# Provided data

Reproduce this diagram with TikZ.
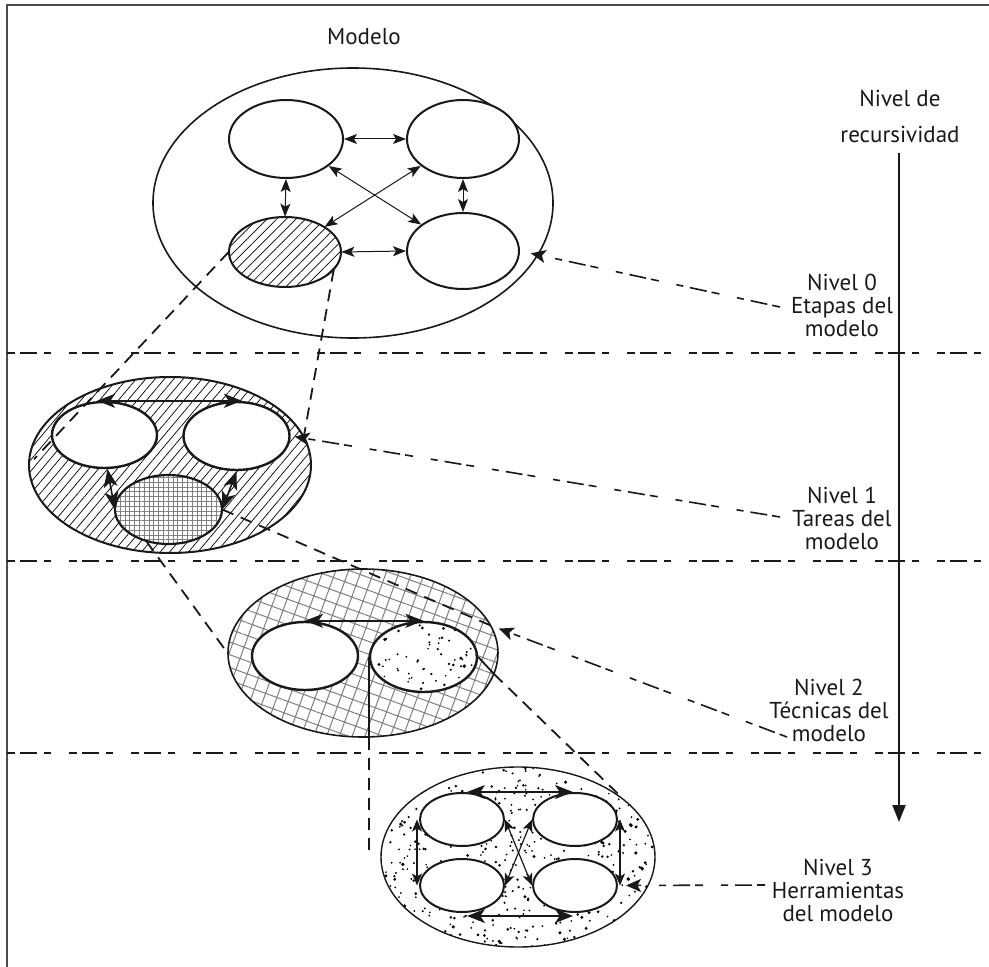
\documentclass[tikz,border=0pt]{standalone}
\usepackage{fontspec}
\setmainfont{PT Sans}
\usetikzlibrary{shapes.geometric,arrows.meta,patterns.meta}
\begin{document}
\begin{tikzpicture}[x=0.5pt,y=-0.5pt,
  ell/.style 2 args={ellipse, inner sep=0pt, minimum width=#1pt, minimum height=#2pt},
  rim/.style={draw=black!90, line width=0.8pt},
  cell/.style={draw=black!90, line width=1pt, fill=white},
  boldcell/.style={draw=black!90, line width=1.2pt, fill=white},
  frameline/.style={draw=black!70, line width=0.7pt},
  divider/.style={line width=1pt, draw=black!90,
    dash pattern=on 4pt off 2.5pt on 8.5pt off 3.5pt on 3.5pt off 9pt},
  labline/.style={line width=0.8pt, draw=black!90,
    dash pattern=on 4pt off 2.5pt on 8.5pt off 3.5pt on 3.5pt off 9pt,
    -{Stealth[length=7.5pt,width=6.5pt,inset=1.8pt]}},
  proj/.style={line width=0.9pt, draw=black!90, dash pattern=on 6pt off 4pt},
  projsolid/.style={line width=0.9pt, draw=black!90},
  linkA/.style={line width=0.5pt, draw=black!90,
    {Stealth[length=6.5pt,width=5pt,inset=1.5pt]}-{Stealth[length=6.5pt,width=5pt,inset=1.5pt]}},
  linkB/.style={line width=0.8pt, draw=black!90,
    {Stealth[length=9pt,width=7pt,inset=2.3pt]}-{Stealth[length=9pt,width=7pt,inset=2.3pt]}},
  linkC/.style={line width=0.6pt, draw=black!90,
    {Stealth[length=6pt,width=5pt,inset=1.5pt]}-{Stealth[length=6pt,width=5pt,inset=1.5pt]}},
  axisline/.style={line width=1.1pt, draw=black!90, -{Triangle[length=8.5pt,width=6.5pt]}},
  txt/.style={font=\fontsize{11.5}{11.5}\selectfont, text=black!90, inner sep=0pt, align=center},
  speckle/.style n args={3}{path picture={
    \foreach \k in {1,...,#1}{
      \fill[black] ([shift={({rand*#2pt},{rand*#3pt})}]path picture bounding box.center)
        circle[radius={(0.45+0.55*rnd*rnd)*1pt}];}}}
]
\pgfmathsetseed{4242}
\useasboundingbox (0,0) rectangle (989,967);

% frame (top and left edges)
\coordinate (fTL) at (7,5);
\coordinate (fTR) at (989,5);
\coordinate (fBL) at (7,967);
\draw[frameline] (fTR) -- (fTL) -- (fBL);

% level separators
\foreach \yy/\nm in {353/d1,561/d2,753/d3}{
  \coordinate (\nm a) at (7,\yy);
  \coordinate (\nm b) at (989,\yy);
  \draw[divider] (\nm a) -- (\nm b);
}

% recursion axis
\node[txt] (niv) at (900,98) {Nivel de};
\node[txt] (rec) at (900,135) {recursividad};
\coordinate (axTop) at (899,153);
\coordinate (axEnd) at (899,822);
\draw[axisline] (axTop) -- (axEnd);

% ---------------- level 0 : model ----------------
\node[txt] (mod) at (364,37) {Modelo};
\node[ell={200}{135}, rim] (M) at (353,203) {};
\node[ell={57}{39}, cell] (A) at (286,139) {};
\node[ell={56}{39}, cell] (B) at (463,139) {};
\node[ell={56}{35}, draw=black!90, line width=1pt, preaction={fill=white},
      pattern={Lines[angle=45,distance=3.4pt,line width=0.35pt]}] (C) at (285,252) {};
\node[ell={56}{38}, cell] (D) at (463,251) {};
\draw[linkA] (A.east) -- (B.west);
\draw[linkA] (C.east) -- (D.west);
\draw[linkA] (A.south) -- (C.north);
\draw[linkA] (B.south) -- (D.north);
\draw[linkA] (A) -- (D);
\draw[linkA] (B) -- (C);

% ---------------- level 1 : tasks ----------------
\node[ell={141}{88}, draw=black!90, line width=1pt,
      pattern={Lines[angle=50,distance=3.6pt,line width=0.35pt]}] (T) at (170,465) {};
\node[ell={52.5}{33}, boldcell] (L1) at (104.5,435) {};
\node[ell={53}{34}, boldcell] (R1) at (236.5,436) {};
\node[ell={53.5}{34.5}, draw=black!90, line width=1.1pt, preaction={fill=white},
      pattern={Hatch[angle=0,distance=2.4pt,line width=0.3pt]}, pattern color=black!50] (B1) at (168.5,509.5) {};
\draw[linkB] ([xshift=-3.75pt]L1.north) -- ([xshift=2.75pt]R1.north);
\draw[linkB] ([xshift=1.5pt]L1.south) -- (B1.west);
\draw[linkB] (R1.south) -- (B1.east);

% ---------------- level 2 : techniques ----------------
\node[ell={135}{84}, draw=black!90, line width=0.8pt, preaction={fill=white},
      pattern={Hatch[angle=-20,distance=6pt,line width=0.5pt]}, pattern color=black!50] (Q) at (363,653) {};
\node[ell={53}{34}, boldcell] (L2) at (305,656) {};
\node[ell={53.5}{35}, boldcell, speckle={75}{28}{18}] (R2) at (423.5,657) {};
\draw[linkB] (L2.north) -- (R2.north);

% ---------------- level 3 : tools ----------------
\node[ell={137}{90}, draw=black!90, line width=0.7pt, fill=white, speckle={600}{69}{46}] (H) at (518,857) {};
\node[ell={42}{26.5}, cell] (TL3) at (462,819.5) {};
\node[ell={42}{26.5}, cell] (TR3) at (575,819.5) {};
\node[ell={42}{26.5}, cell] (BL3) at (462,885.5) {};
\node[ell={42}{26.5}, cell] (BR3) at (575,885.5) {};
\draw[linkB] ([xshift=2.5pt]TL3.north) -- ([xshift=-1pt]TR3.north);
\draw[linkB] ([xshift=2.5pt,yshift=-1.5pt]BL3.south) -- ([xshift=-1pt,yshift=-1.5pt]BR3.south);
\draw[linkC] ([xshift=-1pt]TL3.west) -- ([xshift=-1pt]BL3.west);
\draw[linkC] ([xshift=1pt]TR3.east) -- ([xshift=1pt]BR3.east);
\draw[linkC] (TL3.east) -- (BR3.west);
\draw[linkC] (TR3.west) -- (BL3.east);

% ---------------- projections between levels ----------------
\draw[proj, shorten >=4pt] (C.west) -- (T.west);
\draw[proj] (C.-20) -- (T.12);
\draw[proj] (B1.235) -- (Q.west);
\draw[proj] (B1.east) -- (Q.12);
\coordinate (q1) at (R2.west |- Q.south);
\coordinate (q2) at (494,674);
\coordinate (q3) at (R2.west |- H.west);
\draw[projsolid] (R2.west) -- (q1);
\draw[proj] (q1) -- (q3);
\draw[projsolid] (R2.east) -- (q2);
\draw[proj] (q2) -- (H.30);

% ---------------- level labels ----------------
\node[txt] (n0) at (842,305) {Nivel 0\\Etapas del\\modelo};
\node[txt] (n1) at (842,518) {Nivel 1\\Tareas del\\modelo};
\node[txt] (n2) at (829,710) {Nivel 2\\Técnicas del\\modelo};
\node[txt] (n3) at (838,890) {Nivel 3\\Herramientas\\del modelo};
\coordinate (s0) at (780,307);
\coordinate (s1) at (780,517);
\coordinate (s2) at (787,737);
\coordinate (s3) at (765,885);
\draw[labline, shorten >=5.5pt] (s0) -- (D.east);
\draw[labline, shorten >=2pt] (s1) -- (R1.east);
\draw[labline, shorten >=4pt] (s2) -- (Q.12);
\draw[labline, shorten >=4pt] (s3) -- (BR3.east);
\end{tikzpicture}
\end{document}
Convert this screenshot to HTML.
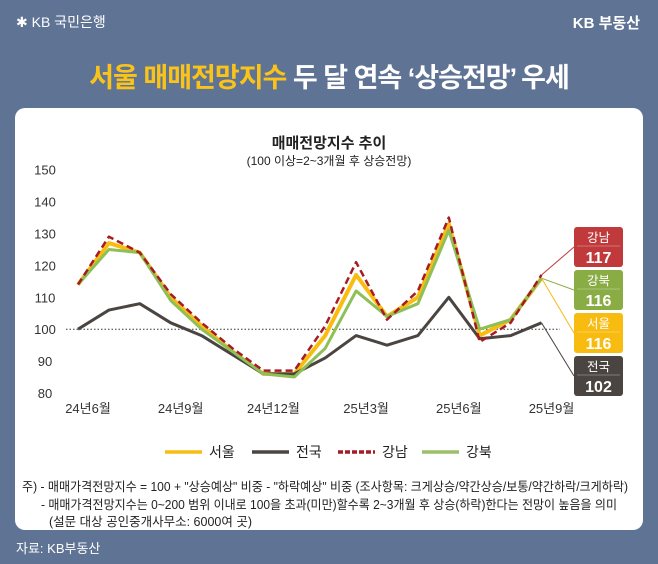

# Exercise description
Quote every record above exactly, omitting any pictures they contain.

# Output of the exercise
Reproduce this diagram with TikZ.
\documentclass[tikz,border=0pt]{standalone}
\usepackage{fontspec}
\setmainfont{PT Sans}
\usetikzlibrary{shapes.geometric,arrows.meta,patterns.meta}
\begin{document}
\begin{tikzpicture}[x=0.5pt,y=-0.5pt,
  ell/.style 2 args={ellipse, inner sep=0pt, minimum width=#1pt, minimum height=#2pt},
  rim/.style={draw=black!90, line width=0.8pt},
  cell/.style={draw=black!90, line width=1pt, fill=white},
  boldcell/.style={draw=black!90, line width=1.2pt, fill=white},
  frameline/.style={draw=black!70, line width=0.7pt},
  divider/.style={line width=1pt, draw=black!90,
    dash pattern=on 4pt off 2.5pt on 8.5pt off 3.5pt on 3.5pt off 9pt},
  labline/.style={line width=0.8pt, draw=black!90,
    dash pattern=on 4pt off 2.5pt on 8.5pt off 3.5pt on 3.5pt off 9pt,
    -{Stealth[length=7.5pt,width=6.5pt,inset=1.8pt]}},
  proj/.style={line width=0.9pt, draw=black!90, dash pattern=on 6pt off 4pt},
  projsolid/.style={line width=0.9pt, draw=black!90},
  linkA/.style={line width=0.5pt, draw=black!90,
    {Stealth[length=6.5pt,width=5pt,inset=1.5pt]}-{Stealth[length=6.5pt,width=5pt,inset=1.5pt]}},
  linkB/.style={line width=0.8pt, draw=black!90,
    {Stealth[length=9pt,width=7pt,inset=2.3pt]}-{Stealth[length=9pt,width=7pt,inset=2.3pt]}},
  linkC/.style={line width=0.6pt, draw=black!90,
    {Stealth[length=6pt,width=5pt,inset=1.5pt]}-{Stealth[length=6pt,width=5pt,inset=1.5pt]}},
  axisline/.style={line width=1.1pt, draw=black!90, -{Triangle[length=8.5pt,width=6.5pt]}},
  txt/.style={font=\fontsize{11.5}{11.5}\selectfont, text=black!90, inner sep=0pt, align=center},
  speckle/.style n args={3}{path picture={
    \foreach \k in {1,...,#1}{
      \fill[black] ([shift={({rand*#2pt},{rand*#3pt})}]path picture bounding box.center)
        circle[radius={(0.45+0.55*rnd*rnd)*1pt}];}}}
]
\pgfmathsetseed{4242}
\useasboundingbox (0,0) rectangle (989,967);

% frame (top and left edges)
\coordinate (fTL) at (7,5);
\coordinate (fTR) at (989,5);
\coordinate (fBL) at (7,967);
\draw[frameline] (fTR) -- (fTL) -- (fBL);

% level separators
\foreach \yy/\nm in {353/d1,561/d2,753/d3}{
  \coordinate (\nm a) at (7,\yy);
  \coordinate (\nm b) at (989,\yy);
  \draw[divider] (\nm a) -- (\nm b);
}

% recursion axis
\node[txt] (niv) at (900,98) {Nivel de};
\node[txt] (rec) at (900,135) {recursividad};
\coordinate (axTop) at (899,153);
\coordinate (axEnd) at (899,822);
\draw[axisline] (axTop) -- (axEnd);

% ---------------- level 0 : model ----------------
\node[txt] (mod) at (364,37) {Modelo};
\node[ell={200}{135}, rim] (M) at (353,203) {};
\node[ell={57}{39}, cell] (A) at (286,139) {};
\node[ell={56}{39}, cell] (B) at (463,139) {};
\node[ell={56}{35}, draw=black!90, line width=1pt, preaction={fill=white},
      pattern={Lines[angle=45,distance=3.4pt,line width=0.35pt]}] (C) at (285,252) {};
\node[ell={56}{38}, cell] (D) at (463,251) {};
\draw[linkA] (A.east) -- (B.west);
\draw[linkA] (C.east) -- (D.west);
\draw[linkA] (A.south) -- (C.north);
\draw[linkA] (B.south) -- (D.north);
\draw[linkA] (A) -- (D);
\draw[linkA] (B) -- (C);

% ---------------- level 1 : tasks ----------------
\node[ell={141}{88}, draw=black!90, line width=1pt,
      pattern={Lines[angle=50,distance=3.6pt,line width=0.35pt]}] (T) at (170,465) {};
\node[ell={52.5}{33}, boldcell] (L1) at (104.5,435) {};
\node[ell={53}{34}, boldcell] (R1) at (236.5,436) {};
\node[ell={53.5}{34.5}, draw=black!90, line width=1.1pt, preaction={fill=white},
      pattern={Hatch[angle=0,distance=2.4pt,line width=0.3pt]}, pattern color=black!50] (B1) at (168.5,509.5) {};
\draw[linkB] ([xshift=-3.75pt]L1.north) -- ([xshift=2.75pt]R1.north);
\draw[linkB] ([xshift=1.5pt]L1.south) -- (B1.west);
\draw[linkB] (R1.south) -- (B1.east);

% ---------------- level 2 : techniques ----------------
\node[ell={135}{84}, draw=black!90, line width=0.8pt, preaction={fill=white},
      pattern={Hatch[angle=-20,distance=6pt,line width=0.5pt]}, pattern color=black!50] (Q) at (363,653) {};
\node[ell={53}{34}, boldcell] (L2) at (305,656) {};
\node[ell={53.5}{35}, boldcell, speckle={75}{28}{18}] (R2) at (423.5,657) {};
\draw[linkB] (L2.north) -- (R2.north);

% ---------------- level 3 : tools ----------------
\node[ell={137}{90}, draw=black!90, line width=0.7pt, fill=white, speckle={600}{69}{46}] (H) at (518,857) {};
\node[ell={42}{26.5}, cell] (TL3) at (462,819.5) {};
\node[ell={42}{26.5}, cell] (TR3) at (575,819.5) {};
\node[ell={42}{26.5}, cell] (BL3) at (462,885.5) {};
\node[ell={42}{26.5}, cell] (BR3) at (575,885.5) {};
\draw[linkB] ([xshift=2.5pt]TL3.north) -- ([xshift=-1pt]TR3.north);
\draw[linkB] ([xshift=2.5pt,yshift=-1.5pt]BL3.south) -- ([xshift=-1pt,yshift=-1.5pt]BR3.south);
\draw[linkC] ([xshift=-1pt]TL3.west) -- ([xshift=-1pt]BL3.west);
\draw[linkC] ([xshift=1pt]TR3.east) -- ([xshift=1pt]BR3.east);
\draw[linkC] (TL3.east) -- (BR3.west);
\draw[linkC] (TR3.west) -- (BL3.east);

% ---------------- projections between levels ----------------
\draw[proj, shorten >=4pt] (C.west) -- (T.west);
\draw[proj] (C.-20) -- (T.12);
\draw[proj] (B1.235) -- (Q.west);
\draw[proj] (B1.east) -- (Q.12);
\coordinate (q1) at (R2.west |- Q.south);
\coordinate (q2) at (494,674);
\coordinate (q3) at (R2.west |- H.west);
\draw[projsolid] (R2.west) -- (q1);
\draw[proj] (q1) -- (q3);
\draw[projsolid] (R2.east) -- (q2);
\draw[proj] (q2) -- (H.30);

% ---------------- level labels ----------------
\node[txt] (n0) at (842,305) {Nivel 0\\Etapas del\\modelo};
\node[txt] (n1) at (842,518) {Nivel 1\\Tareas del\\modelo};
\node[txt] (n2) at (829,710) {Nivel 2\\Técnicas del\\modelo};
\node[txt] (n3) at (838,890) {Nivel 3\\Herramientas\\del modelo};
\coordinate (s0) at (780,307);
\coordinate (s1) at (780,517);
\coordinate (s2) at (787,737);
\coordinate (s3) at (765,885);
\draw[labline, shorten >=5.5pt] (s0) -- (D.east);
\draw[labline, shorten >=2pt] (s1) -- (R1.east);
\draw[labline, shorten >=4pt] (s2) -- (Q.12);
\draw[labline, shorten >=4pt] (s3) -- (BR3.east);
\end{tikzpicture}
\end{document}
Convert this screenshot to HTML.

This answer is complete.